Reference conditions in thermodynamics are essential for providing a baseline when evaluating the properties of substances. Think of them as a starting point or a set of agreed-upon conditions to which all measurements are compared. These conditions include:

• A temperature of 298.15 K, which is equivalent to 25°C.
• A pressure of 1 bar, which is approximately 100 kPa.

These reference conditions help unify measurements, ensuring that when scientists report data, it's comparable across different experiments and studies. This standardization makes it easier to calculate and compare thermodynamic quantities like enthalpy, entropy, and Gibbs free energy. Having universal reference conditions clears up any confusion that might arise from experiments conducted under varying environmental parameters.

Standard conditions in chemistry go another step beyond reference conditions by specifying standard concentrations for solutions and states for solids and liquids.
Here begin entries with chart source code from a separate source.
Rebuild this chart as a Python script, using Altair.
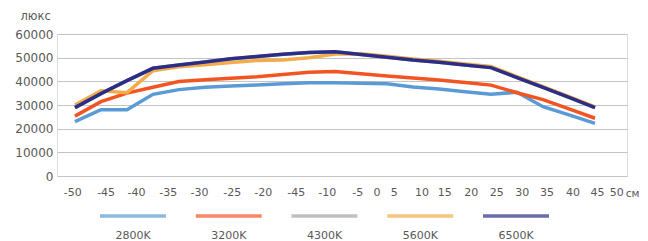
import altair as alt
import pandas as pd

# ---- data ----
series_names = ["2800K", "3200K", "4300K", "5600K", "6500K"]
series_colors = ["#5b9bd5", "#f25522", "#a6a6a6", "#f2ad4a", "#2b2d86"]

point_index = list(range(21))
s2800 = [23000, 28000, 28000, 34500, 36500, 37500, 38000, 38500, 39000, 39400, 39400,
         39200, 39000, 37600, 36800, 35600, 34500, 35400, 29300, 25800, 22200]
s3200 = [25300, 31400, 35000, 37500, 39900, 40700, 41300, 41900, 42900, 43800, 44200,
         43200, 42300, 41400, 40600, 39500, 38400, 35200, 32300, 28400, 24400]
s4300 = [28900, 34800, 40300, 45500, 46900, 48200, 49500, 50500, 51400, 52200, 52500,
         51300, 50200, 49000, 48100, 46900, 45800, 41600, 37400, 33200, 28900]
s5600 = [30000, 36000, 35200, 44500, 46200, 47000, 48000, 48800, 49000, 50000, 51500,
         51700, 50600, 49400, 48500, 47300, 46300, 42000, 37800, 33500, 29200]
s6500 = [28900, 34800, 40300, 45500, 46900, 48200, 49500, 50500, 51400, 52200, 52500,
         51300, 50200, 49000, 48100, 46900, 45800, 41600, 37400, 33200, 28900]
series_values = [s2800, s3200, s4300, s5600, s6500]

tick_pos = [-0.10, 1.18, 2.35, 3.57, 4.77, 6.03, 7.22, 8.49, 9.68, 10.86, 11.60,
            12.26, 13.33, 14.20, 15.22, 16.20, 17.18, 18.13, 19.13, 20.08, 20.82]
tick_text = ["-50", "-45", "-40", "-35", "-30", "-25", "-20", "-45", "-10", "-5", "0",
             "5", "10", "15", "20", "25", "30", "35", "40", "45", "50"]
y_ticks = [0, 10000, 20000, 30000, 40000, 50000, 60000]

rows = []
for name, vals in zip(series_names, series_values):
    for k, v in zip(point_index, vals):
        rows.append({"series": name, "k": k, "value": v})
df = pd.DataFrame(rows)
legend_df = pd.DataFrame({"series": series_names})

FONT = "DejaVu Sans"
GRAY = "#595959"

label_expr = "[" + ",".join("'%s'" % t for t in tick_text) + "][indexof([" + \
    ",".join(str(p) for p in tick_pos) + "], datum.value)]"

color_scale = alt.Scale(domain=series_names, range=series_colors)

lines = alt.Chart(df).mark_line(strokeWidth=3.5).encode(
    x=alt.X("k:Q",
            scale=alt.Scale(domain=[-0.69, 21.23], nice=False, zero=False),
            axis=alt.Axis(values=tick_pos, labelExpr=label_expr, grid=False, ticks=False,
                          tickSize=0, domain=False, labelPadding=10, labelFontSize=11,
                          labelColor=GRAY, labelFont=FONT, labelOverlap=False,
                          labelFlush=False, labelBound=False,
                          title="см", titleX=582, titleY=17, titleBaseline="middle",
                          titleAlign="right", titleFont=FONT, titleFontSize=10.5,
                          titleFontWeight="normal", titleColor=GRAY)),
    y=alt.Y("value:Q",
            scale=alt.Scale(domain=[0, 60000], nice=False),
            axis=alt.Axis(values=y_ticks, format="d", grid=True, gridColor="#c4c4c4",
                          gridWidth=1, ticks=False, tickSize=0, domain=False,
                          labelPadding=4, labelFontSize=12, labelColor=GRAY,
                          labelFont=FONT,
                          title="люкс", titleAngle=0, titleAlign="left", titleX=-37,
                          titleY=-15, titleBaseline="alphabetic", titleFont=FONT,
                          titleFontSize=11.5, titleFontWeight="normal", titleColor=GRAY)),
    color=alt.Color("series:N", scale=color_scale, legend=None),
    order=alt.Order("k:Q"),
)

legend_x = alt.X("series:N", sort=series_names,
                 scale=alt.Scale(type="point", range=[76, 459], padding=0), axis=None)

legend_lines = alt.Chart(legend_df).mark_tick(orient="horizontal", size=66, thickness=3.5).encode(
    x=legend_x,
    y=alt.value(182),
    color=alt.Color("series:N", scale=color_scale, legend=None),
)

legend_text = alt.Chart(legend_df).mark_text(fontSize=11, font=FONT, color=GRAY,
                                             baseline="middle").encode(
    x=legend_x,
    y=alt.value(202),
    text="series:N",
)

chart = alt.layer(lines, legend_lines, legend_text).resolve_scale(
    x="independent"
).properties(
    width=570, height=142,
    autosize=alt.AutoSizeParams(type="none"),
    padding={"left": 49, "top": 26, "right": 13, "bottom": 65},
).configure_view(stroke=None).configure(background="white")

chart.save("out.html", embed_options={"renderer": "svg", "actions": False})
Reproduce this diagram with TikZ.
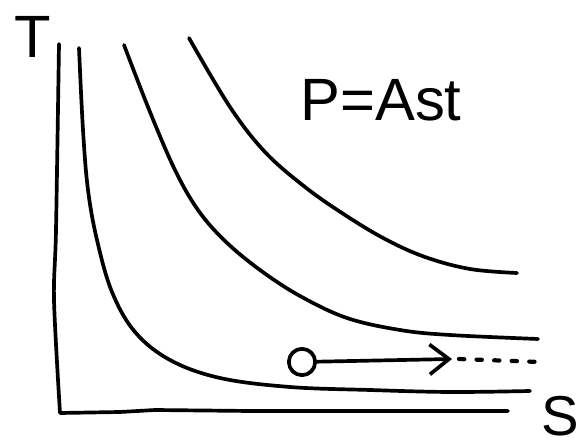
\documentclass[tikz,border=0pt]{standalone}
\usepackage{fontspec}
\setmainfont{Liberation Sans}
\usetikzlibrary{arrows.meta}
\tikzset{
  pen/.style={line width=2.1pt, line cap=round, line join=round},
  axislbl/.style={inner sep=0pt, font=\fontsize{34}{38}\selectfont},
  isoline/.style={pen, smooth, tension=0.6},
  drift/.style={pen, -{Straight Barb[length=11pt, width=17pt, line width=2.1pt]}},
}

\begin{document}
\begin{tikzpicture}[x=0.02cm, y=-0.02cm]
  \useasboundingbox (0,0) rectangle (578,445);

  % axes
  \draw[pen] plot[smooth, tension=0.5] coordinates {(59,44) (56,230) (54,300) (60,413)}
    -- (120,412) -- (155,410) -- (250,411) -- (508,411);
  \node[axislbl] (tlbl) at (33,37) {T};
  \node[axislbl, font=\fontsize{32}{36}\selectfont] (slbl) at (560,416) {S};

  % curves of constant p
  \draw[isoline] plot coordinates {(79,48) (83,130) (88,190) (97,240) (112,292)
    (135,332) (170,360) (220,378) (290,387) (370,390) (450,392) (530,391)};
  \draw[isoline] plot coordinates {(124,45) (150,112) (175,170) (198,210) (225,241)
    (260,270) (300,296) (347,318) (400,330) (450,335) (538,339)};
  \draw[isoline] plot coordinates {(189,38) (230,107) (265,152) (305,187) (345,215)
    (385,239) (425,257) (470,269) (517,273)};

  % label
  \node[axislbl] (plbl) at (381,100) {P=Ast};

  % state moving along the curve
  \node[pen, draw, circle, minimum size=15pt, inner sep=0pt] (start) at (302,362) {};
  \coordinate (tip) at (452,359);
  \coordinate (far) at (540,362);
  \draw[drift] (start) -- (tip);
  \draw[pen, line width=2.4pt, dash pattern=on 3pt off 7pt] ([xshift=4pt]tip) -- (far);
\end{tikzpicture}
\end{document}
When you hear about standard conditions, it generally means:

• For gases, the standard state is at 1 bar of pressure.
• For solutions, this refers to a molarity of 1 mol/L for solutes.
• For solids and liquids, it means the substances are in their pure form at 1 bar.
• Temperature is often set at 298.15 K (25°C).
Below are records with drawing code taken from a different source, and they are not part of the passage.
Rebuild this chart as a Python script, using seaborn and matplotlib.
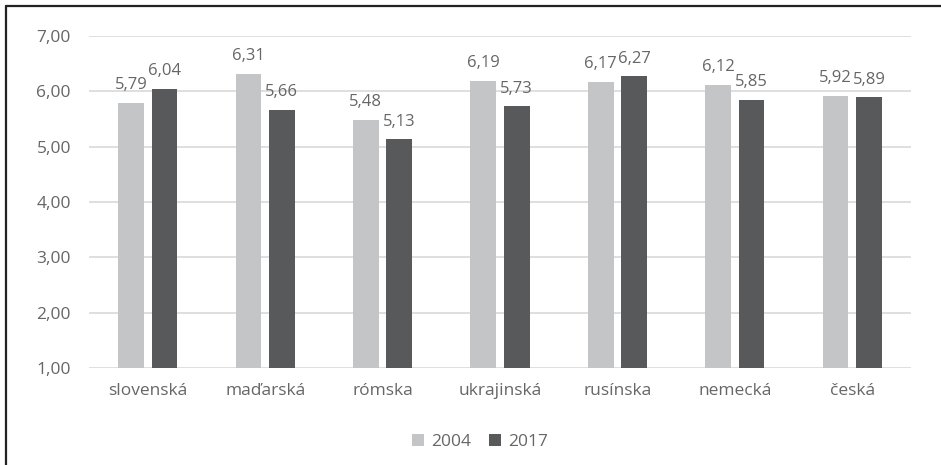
import matplotlib
matplotlib.use("Agg")
import matplotlib.pyplot as plt
import seaborn as sns
import pandas as pd
from matplotlib.lines import Line2D
from matplotlib.ticker import FuncFormatter

categories = ["slovenská", "maďarská", "rómska", "ukrajinská", "rusínska", "nemecká", "česká"]
years = ["2004", "2017"]
values_2004 = [5.79, 6.31, 5.48, 6.19, 6.17, 6.12, 5.92]
values_2017 = [6.04, 5.66, 5.13, 5.73, 6.27, 5.85, 5.89]
y_ticks = [1, 2, 3, 4, 5, 6, 7]

df = pd.DataFrame({
    "kategoria": categories * 2,
    "rok": [years[0]] * len(categories) + [years[1]] * len(categories),
    "hodnota": values_2004 + values_2017,
})

sns.set_theme(style="white")
plt.rcParams["font.family"] = ["Open Sans", "DejaVu Sans"]
text_color = "#666666"
fs = 12.5

fig = plt.figure(figsize=(9.41, 4.65), dpi=100)
ax = fig.add_axes([89 / 941, 1 - 368 / 465, (911 - 89) / 941, (368 - 36) / 465])

sns.barplot(data=df, x="kategoria", y="hodnota", hue="rok", order=categories,
            hue_order=years, palette=["#C4C5C6", "#58595B"], width=0.57, gap=0.23,
            saturation=1, errorbar=None, ax=ax, zorder=3, linewidth=0)

ax.set_ylim(1, 7)
ax.set_yticks(y_ticks)
ax.yaxis.set_major_formatter(FuncFormatter(lambda v, p: f"{v:.2f}".replace(".", ",")))
ax.grid(axis="y", color="#D9D9D9", linewidth=1.2, zorder=0)
ax.grid(axis="x", visible=False)
for s in ax.spines.values():
    s.set_visible(False)
ax.tick_params(axis="both", length=0, labelsize=fs, colors=text_color)
ax.tick_params(axis="y", pad=13)
ax.tick_params(axis="x", pad=11)
ax.set_xlabel("")
ax.set_ylabel("")

for cont in ax.containers:
    labels = [f"{b.get_height():.2f}".replace(".", ",") for b in cont]
    ax.bar_label(cont, labels=labels, padding=7, fontsize=12, color=text_color)

handles, lbls = ax.get_legend_handles_labels()
ax.legend(handles, lbls, loc="center", bbox_to_anchor=(480 / 941, 1 - 442 / 465),
          bbox_transform=fig.transFigure, ncol=2, frameon=False, fontsize=fs,
          handlelength=0.7, handleheight=0.7, handletextpad=0.4, columnspacing=1.0,
          labelcolor=text_color)

fig.add_artist(Line2D([6 / 941, 1.0], [1 - 6 / 465, 1 - 6 / 465], color="#222222",
                      linewidth=1.6, transform=fig.transFigure))
fig.add_artist(Line2D([6 / 941, 6 / 941], [0.0, 1 - 6 / 465], color="#222222",
                      linewidth=1.6, transform=fig.transFigure))

fig.savefig("out.png", dpi=100)
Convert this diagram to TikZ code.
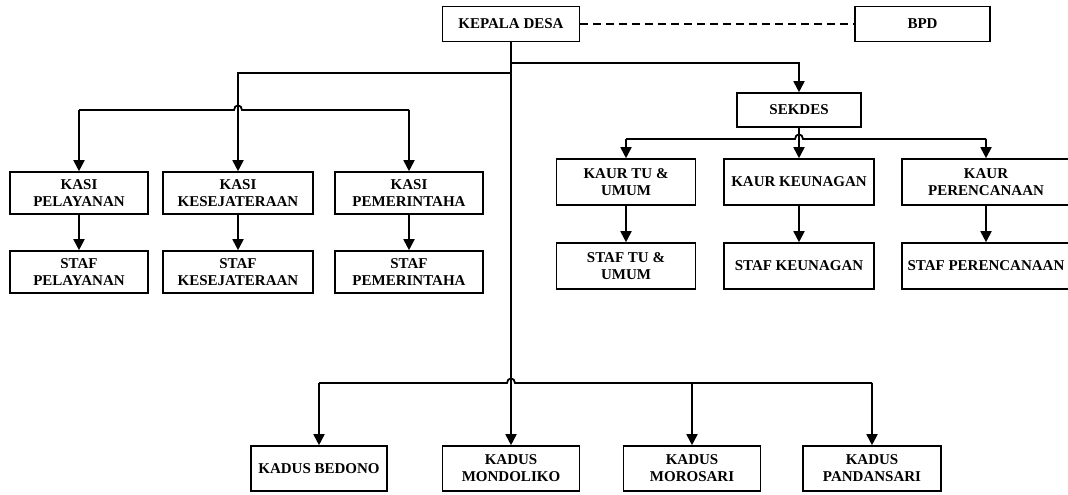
\documentclass[tikz,border=0pt]{standalone}
\usepackage{fontspec}
\setmainfont{Liberation Serif}
\usetikzlibrary{arrows.meta,calc}
\begin{document}
\begin{tikzpicture}[x=1pt,y=-1pt,
  box/.style={draw, line width=1.6pt, align=center, inner sep=0pt,
    font=\bfseries\fontsize{15}{17}\selectfont},
  conn/.style={line width=1.8pt},
  arr/.style={conn,-{Triangle[length=11pt,width=11pt]}}]
\useasboundingbox (0,0) rectangle (1068,495);

% top
\node[box,minimum width=137,minimum height=35] (kd) at (511,24) {KEPALA DESA};
\node[box,minimum width=135,minimum height=35] (bpd) at (922.5,24) {BPD};
\node[box,minimum width=124,minimum height=34] (sek) at (799,110) {SEKDES};

% kasi
\node[box,minimum width=138,minimum height=42] (kasi1) at (79,193) {KASI\\PELAYANAN};
\node[box,minimum width=150,minimum height=42] (kasi2) at (238,193) {KASI\\KESEJATERAAN};
\node[box,minimum width=148,minimum height=42] (kasi3) at (409,193) {KASI\\PEMERINTAHA};
\node[box,minimum width=138,minimum height=42] (staf1) at (79,272) {STAF\\PELAYANAN};
\node[box,minimum width=150,minimum height=42] (staf2) at (238,272) {STAF\\KESEJATERAAN};
\node[box,minimum width=148,minimum height=42] (staf3) at (409,272) {STAF\\PEMERINTAHA};

% kaur
\node[box,minimum width=139,minimum height=46] (kaur1) at (626,182) {KAUR TU \&\\UMUM};
\node[box,minimum width=150,minimum height=46] (kaur2) at (799,182) {KAUR KEUNAGAN};
\node[box,minimum width=168,minimum height=46] (kaur3) at (986,182) {KAUR\\PERENCANAAN};
\node[box,minimum width=139,minimum height=46] (stk1) at (626,266) {STAF TU \&\\UMUM};
\node[box,minimum width=150,minimum height=46] (stk2) at (799,266) {STAF KEUNAGAN};
\node[box,minimum width=168,minimum height=46] (stk3) at (986,266) {STAF PERENCANAAN};

% kadus
\node[box,minimum width=136,minimum height=45] (bed) at (319,468.5) {KADUS BEDONO};
\node[box,minimum width=137,minimum height=45] (mond) at (511,468.5) {KADUS\\MONDOLIKO};
\node[box,minimum width=137,minimum height=45] (moro) at (692,468.5) {KADUS\\MOROSARI};
\node[box,minimum width=138,minimum height=45] (pand) at (872,468.5) {KADUS\\PANDANSARI};

% level coordinates
\coordinate (ys) at (0,63);
\coordinate (yl) at (0,73);
\coordinate (ylb) at (0,110);
\coordinate (yrb) at (0,139);
\coordinate (ykb) at (0,383);

% connectors
\draw[conn, dash pattern=on 8pt off 5pt] (kd.east) -- (bpd.west);
\draw[arr] (kd.south) -- (mond.north);
\draw[arr] (kd.south |- ys) -| (sek.north);
\draw[arr] (kd.south |- yl) -| (kasi2.north);

% left bar with hop
\draw[conn] (kasi1.north |- ylb) -- ($(kasi2.north |- ylb)+(-4,0)$)
  .. controls +(0,-6) and +(0,-6) .. ($(kasi2.north |- ylb)+(4,0)$) -- (kasi3.north |- ylb);
\draw[arr] (kasi1.north |- ylb) -- (kasi1.north);
\draw[arr] (kasi3.north |- ylb) -- (kasi3.north);
\draw[arr] (kasi1.south) -- (staf1.north);
\draw[arr] (kasi2.south) -- (staf2.north);
\draw[arr] (kasi3.south) -- (staf3.north);

% right bar with hop
\draw[arr] (sek.south) -- (kaur2.north);
\draw[conn] (kaur1.north |- yrb) -- ($(sek.south |- yrb)+(-4,0)$)
  .. controls +(0,-6) and +(0,-6) .. ($(sek.south |- yrb)+(4,0)$) -- (kaur3.north |- yrb);
\draw[arr] (kaur1.north |- yrb) -- (kaur1.north);
\draw[arr] (kaur3.north |- yrb) -- (kaur3.north);
\draw[arr] (kaur1.south) -- (stk1.north);
\draw[arr] (kaur2.south) -- (stk2.north);
\draw[arr] (kaur3.south) -- (stk3.north);

% kadus bar with hop
\draw[conn] (bed.north |- ykb) -- ($(kd.south |- ykb)+(-4,0)$)
  .. controls +(0,-6) and +(0,-6) .. ($(kd.south |- ykb)+(4,0)$) -- (pand.north |- ykb);
\draw[arr] (bed.north |- ykb) -- (bed.north);
\draw[arr] (moro.north |- ykb) -- (moro.north);
\draw[arr] (pand.north |- ykb) -- (pand.north);
\end{tikzpicture}
\end{document}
These conditions facilitate reliable and repeatable experiments by providing a consistent framework within which scientists can report their findings. By working with a defined set of conditions, chemists can predict how substances will behave under these 'default' conditions, streamlining the study and understanding of chemical reactions and properties.
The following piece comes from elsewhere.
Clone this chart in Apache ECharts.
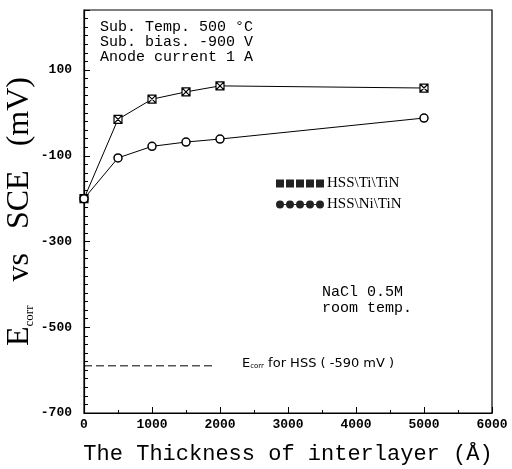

Consistency is key when it comes to thermodynamic measurements. By measuring substances under standardized conditions, scientists can ensure that the data they gather is reliable and widely applicable. Here's why consistency matters:

• It eliminates variables that can skew results, like different temperatures or pressures.
• Ensures comparability between data from different experiments and labs.
• Facilitates precise calculations of energy changes and other thermodynamic properties.

Consistency allows scientists to talk the same language, so to speak, by using the same rules and benchmarks. This is critical in fields like chemistry and physics, where minor differences in conditions can lead to vastly different results. So, when you see findings labeled as measured under 'standard conditions', you can trust that these measurements can be logically compared and accurately used in further calculations and research.